======== Dataset content ========

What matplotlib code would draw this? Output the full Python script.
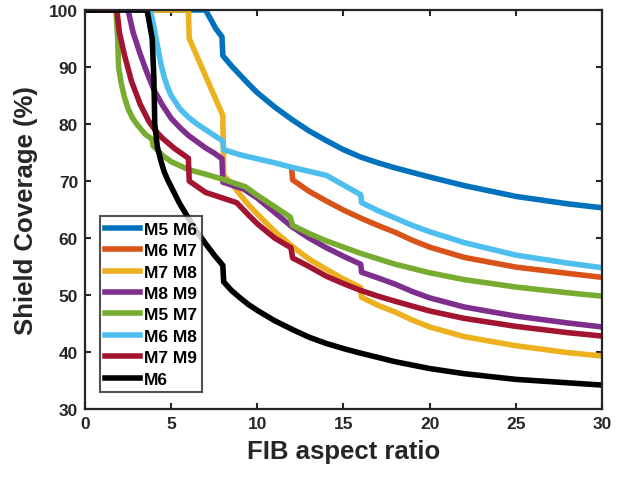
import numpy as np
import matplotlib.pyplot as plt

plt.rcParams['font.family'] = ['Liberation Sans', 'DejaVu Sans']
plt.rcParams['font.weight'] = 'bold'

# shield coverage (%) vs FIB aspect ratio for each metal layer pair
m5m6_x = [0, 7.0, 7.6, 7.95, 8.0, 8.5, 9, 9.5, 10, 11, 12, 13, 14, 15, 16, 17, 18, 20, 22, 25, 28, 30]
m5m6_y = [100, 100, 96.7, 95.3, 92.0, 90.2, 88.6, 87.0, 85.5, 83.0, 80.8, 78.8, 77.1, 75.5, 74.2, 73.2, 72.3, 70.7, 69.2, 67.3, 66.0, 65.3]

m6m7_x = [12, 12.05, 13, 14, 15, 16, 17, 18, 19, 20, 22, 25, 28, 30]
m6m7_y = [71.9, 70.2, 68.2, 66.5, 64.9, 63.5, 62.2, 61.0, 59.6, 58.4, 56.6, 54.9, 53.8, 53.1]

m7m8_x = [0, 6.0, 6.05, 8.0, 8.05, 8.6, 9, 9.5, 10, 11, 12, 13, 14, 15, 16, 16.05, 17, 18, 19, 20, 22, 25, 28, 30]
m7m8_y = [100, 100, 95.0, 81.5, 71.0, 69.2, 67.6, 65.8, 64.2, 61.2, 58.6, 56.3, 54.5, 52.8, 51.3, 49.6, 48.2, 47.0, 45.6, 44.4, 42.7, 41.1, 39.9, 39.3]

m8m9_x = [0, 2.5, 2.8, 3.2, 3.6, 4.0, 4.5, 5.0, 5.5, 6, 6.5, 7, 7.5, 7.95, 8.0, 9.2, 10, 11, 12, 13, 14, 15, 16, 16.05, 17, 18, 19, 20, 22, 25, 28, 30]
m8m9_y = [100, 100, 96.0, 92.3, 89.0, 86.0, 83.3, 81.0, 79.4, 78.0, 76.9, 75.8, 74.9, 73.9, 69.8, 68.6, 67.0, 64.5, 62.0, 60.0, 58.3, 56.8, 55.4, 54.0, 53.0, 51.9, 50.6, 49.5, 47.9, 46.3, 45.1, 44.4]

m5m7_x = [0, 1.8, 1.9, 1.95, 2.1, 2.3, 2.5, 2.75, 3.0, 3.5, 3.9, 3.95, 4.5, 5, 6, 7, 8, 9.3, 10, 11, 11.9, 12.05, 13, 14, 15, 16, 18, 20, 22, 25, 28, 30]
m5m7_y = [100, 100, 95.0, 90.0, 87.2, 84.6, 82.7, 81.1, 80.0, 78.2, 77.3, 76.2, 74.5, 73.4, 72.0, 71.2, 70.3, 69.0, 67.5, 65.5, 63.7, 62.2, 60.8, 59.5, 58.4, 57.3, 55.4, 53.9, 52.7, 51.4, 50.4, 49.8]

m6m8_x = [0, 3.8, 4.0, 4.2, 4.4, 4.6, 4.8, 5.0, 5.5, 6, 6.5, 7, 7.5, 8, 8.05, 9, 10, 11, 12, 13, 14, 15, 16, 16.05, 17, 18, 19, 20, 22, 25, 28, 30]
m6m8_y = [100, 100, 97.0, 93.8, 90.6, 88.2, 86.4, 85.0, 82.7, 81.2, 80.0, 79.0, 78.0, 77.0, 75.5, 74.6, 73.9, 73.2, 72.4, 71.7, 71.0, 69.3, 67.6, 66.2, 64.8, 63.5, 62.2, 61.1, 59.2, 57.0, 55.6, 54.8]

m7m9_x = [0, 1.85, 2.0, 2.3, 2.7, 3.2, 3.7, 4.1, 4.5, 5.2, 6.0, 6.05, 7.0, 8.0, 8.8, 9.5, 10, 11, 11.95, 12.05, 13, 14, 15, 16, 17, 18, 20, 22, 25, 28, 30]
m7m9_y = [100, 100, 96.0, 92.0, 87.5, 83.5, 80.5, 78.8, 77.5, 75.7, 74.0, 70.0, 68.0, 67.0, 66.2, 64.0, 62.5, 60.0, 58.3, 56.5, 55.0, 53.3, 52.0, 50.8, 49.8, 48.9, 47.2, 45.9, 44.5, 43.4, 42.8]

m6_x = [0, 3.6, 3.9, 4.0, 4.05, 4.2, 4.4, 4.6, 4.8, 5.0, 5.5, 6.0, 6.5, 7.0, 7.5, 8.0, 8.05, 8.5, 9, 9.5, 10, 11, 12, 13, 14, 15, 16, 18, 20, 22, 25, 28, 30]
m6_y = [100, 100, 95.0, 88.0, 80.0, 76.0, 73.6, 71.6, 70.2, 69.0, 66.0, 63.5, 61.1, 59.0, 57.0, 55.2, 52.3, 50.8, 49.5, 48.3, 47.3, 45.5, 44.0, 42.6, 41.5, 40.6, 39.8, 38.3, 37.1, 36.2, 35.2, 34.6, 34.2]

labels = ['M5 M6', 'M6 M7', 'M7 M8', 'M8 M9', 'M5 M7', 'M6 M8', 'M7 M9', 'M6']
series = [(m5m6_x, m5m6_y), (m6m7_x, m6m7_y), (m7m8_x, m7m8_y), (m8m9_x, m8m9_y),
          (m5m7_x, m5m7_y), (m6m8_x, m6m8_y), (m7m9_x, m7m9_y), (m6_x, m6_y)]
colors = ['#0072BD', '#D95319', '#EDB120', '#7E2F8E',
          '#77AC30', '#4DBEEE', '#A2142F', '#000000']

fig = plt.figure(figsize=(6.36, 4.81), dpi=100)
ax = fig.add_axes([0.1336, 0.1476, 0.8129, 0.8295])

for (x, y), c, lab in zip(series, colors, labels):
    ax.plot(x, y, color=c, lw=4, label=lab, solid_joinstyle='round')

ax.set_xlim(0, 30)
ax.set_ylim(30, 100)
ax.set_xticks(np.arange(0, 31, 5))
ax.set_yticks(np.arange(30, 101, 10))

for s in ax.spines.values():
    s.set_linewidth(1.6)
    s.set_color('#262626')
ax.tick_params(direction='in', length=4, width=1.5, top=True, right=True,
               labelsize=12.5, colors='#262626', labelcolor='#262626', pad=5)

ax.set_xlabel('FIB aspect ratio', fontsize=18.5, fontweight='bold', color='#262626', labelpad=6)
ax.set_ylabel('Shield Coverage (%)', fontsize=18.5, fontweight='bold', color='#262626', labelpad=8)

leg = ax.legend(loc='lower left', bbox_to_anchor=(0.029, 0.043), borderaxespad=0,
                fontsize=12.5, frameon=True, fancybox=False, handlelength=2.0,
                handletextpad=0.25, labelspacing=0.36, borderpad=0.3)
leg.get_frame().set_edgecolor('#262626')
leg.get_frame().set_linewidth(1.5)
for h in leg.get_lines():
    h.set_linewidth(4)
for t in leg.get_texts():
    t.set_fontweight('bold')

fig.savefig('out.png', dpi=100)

========
======== Dataset content ========

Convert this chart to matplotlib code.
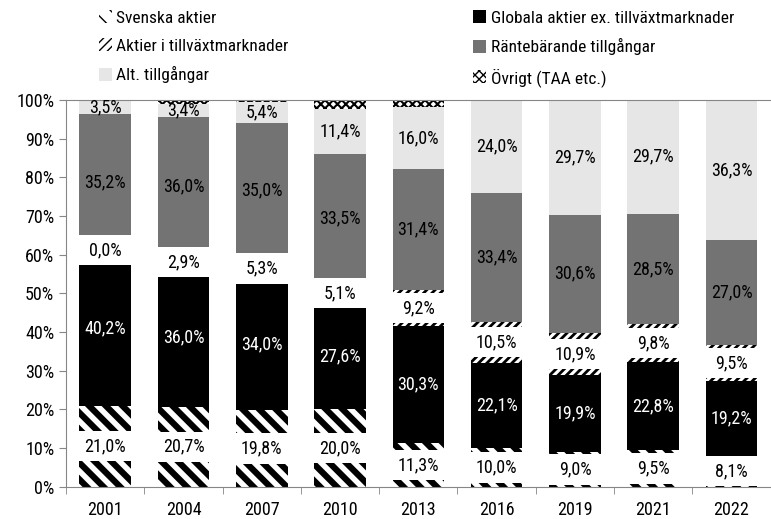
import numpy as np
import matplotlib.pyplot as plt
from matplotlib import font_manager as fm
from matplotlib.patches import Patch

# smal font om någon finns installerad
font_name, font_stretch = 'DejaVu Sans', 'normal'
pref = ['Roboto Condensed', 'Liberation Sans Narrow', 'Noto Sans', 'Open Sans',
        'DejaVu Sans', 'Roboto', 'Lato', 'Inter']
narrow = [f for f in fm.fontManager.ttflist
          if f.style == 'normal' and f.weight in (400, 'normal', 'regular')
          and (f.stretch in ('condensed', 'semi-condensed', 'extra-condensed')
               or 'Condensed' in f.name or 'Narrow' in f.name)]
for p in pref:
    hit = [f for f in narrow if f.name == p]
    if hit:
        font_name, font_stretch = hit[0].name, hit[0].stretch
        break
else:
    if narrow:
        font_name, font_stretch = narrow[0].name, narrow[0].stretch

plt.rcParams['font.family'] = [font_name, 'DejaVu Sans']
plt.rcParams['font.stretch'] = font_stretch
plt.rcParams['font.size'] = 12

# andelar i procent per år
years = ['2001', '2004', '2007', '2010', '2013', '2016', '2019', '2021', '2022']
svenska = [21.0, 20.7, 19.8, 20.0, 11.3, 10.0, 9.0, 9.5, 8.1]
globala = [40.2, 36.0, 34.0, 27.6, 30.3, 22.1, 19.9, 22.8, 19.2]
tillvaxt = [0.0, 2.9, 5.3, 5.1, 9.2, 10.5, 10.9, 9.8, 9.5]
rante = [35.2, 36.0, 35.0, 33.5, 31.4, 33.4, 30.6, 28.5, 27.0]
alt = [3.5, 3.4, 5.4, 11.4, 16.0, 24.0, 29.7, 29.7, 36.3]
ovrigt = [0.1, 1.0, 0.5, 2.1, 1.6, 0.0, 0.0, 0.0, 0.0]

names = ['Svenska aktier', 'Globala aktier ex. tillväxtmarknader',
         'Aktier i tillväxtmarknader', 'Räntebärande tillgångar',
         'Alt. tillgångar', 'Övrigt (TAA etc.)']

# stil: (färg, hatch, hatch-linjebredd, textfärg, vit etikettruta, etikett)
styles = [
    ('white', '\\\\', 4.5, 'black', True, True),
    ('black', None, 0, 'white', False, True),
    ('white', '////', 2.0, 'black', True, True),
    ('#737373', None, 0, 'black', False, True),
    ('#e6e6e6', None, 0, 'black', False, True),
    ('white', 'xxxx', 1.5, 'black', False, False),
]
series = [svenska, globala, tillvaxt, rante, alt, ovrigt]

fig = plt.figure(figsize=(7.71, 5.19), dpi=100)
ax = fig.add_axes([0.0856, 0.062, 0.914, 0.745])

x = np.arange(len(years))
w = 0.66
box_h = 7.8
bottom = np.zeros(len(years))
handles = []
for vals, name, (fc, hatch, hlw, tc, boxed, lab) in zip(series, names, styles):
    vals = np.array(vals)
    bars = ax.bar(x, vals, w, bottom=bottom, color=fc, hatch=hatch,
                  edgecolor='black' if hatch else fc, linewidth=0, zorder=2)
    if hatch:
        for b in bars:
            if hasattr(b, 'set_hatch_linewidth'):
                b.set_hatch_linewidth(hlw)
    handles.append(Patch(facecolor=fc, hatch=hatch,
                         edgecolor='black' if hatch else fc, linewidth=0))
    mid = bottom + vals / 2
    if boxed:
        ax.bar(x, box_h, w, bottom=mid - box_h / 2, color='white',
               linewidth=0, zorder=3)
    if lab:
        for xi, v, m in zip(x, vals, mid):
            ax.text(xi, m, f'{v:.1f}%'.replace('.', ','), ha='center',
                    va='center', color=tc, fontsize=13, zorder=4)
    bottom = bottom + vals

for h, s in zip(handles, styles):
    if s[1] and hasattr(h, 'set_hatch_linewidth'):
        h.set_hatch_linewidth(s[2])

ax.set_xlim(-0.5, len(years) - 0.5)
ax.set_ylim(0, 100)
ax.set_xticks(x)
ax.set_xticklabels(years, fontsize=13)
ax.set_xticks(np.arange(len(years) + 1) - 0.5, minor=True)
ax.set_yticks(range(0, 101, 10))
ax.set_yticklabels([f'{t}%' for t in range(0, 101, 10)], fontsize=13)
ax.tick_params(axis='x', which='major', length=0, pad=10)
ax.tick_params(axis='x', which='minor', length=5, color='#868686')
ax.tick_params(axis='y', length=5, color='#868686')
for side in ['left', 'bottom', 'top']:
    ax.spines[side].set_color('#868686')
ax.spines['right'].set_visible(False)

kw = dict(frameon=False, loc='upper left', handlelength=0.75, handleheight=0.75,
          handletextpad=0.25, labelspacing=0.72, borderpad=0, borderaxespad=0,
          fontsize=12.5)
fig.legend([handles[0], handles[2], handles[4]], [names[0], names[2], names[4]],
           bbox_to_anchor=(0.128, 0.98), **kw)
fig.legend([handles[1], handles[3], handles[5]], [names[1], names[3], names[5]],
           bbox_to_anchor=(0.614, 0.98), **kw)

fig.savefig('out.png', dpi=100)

========

■ Work to do: Copy every line of the listing that includes the string "code".

■ Final result:
What matplotlib code would draw this? Output the full Python script.
Convert this chart to matplotlib code.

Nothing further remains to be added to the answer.